Take the lines from the head of the listing through the one bearing "y_ticks = [0, 500, 1000, 1500, 2000, 2500, 3000, 3500]" and copy them exactly, leaving every picture out.

+++

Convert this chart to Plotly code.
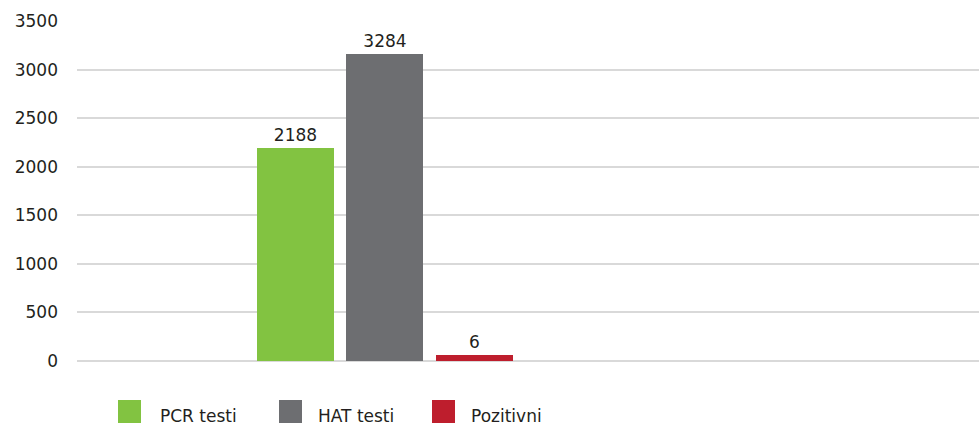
import plotly.graph_objects as go

# Data
series_names = ["PCR testi", "HAT testi", "Pozitivni"]
bar_values = [2190, 3160, 62]          # bar heights as drawn in the picture
label_texts = ["2188", "3284", "6"]    # printed data labels
colors = ["#82c341", "#6d6e71", "#be1e2d"]
y_ticks = [0, 500, 1000, 1500, 2000, 2500, 3000, 3500]

W, H = 979, 426
ML, MR, MT, MB = 77, 0, 21, 65
FONT = "DejaVu Sans"
TXT = "#231f20"

fig = go.Figure()
for i, (name, v, t, c) in enumerate(zip(series_names, bar_values, label_texts, colors)):
    fig.add_trace(go.Bar(
        x=[i], y=[v], name=name, width=0.86,
        marker=dict(color=c, line=dict(width=0)),
        text=[t], textposition="outside", cliponaxis=False,
        textfont=dict(family=FONT, size=17, color=TXT),
        showlegend=False, hoverinfo="skip",
    ))

# custom legend (large square swatches)
pw = W - ML - MR
ph = H - MT - MB
def px_to_paper_x(px):
    return (px - ML) / pw
def px_to_paper_y(py):
    return (H - MB - py) / ph

legend_sq_x = [118, 279, 432]
legend_txt_x = [158, 316, 469]
shapes, annotations = [], []
for name, c, lx, tx in zip(series_names, colors, legend_sq_x, legend_txt_x):
    shapes.append(dict(type="rect", xref="paper", yref="paper",
                       x0=px_to_paper_x(lx), x1=px_to_paper_x(lx + 23),
                       y0=px_to_paper_y(400), y1=px_to_paper_y(423),
                       fillcolor=c, line=dict(width=0)))
    annotations.append(dict(xref="paper", yref="paper",
                            x=px_to_paper_x(tx), y=px_to_paper_y(416),
                            xanchor="left", yanchor="middle", showarrow=False,
                            text=name, font=dict(family=FONT, size=17, color=TXT)))

fig.update_layout(
    width=W, height=H,
    margin=dict(l=ML, r=MR, t=MT, b=MB),
    paper_bgcolor="white", plot_bgcolor="white",
    font=dict(family=FONT, size=17, color=TXT),
    bargap=0, showlegend=False, hovermode=False,
    shapes=shapes, annotations=annotations,
    xaxis=dict(range=[-2.441, 7.637], showticklabels=False, showgrid=False,
               zeroline=False, showline=False, ticks=""),
    yaxis=dict(range=[0, 3500], tickvals=y_ticks, ticktext=[str(v) for v in y_ticks],
               showgrid=True, gridcolor="#d9d9d9", gridwidth=2,
               zeroline=True, zerolinecolor="#d9d9d9", zerolinewidth=2,
               showline=False, ticks="", ticklabelstandoff=18,
               tickfont=dict(family=FONT, size=17, color=TXT)),
)

fig.write_html("out.html", config={"displayModeBar": False, "staticPlot": True},
               post_script="document.body.style.margin='0';document.body.style.overflow='hidden';")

+++

§ Task solution:
Convert this chart to Plotly code.
import plotly.graph_objects as go

# Data
series_names = ["PCR testi", "HAT testi", "Pozitivni"]
bar_values = [2190, 3160, 62]          # bar heights as drawn in the picture
label_texts = ["2188", "3284", "6"]    # printed data labels
colors = ["#82c341", "#6d6e71", "#be1e2d"]
y_ticks = [0, 500, 1000, 1500, 2000, 2500, 3000, 3500]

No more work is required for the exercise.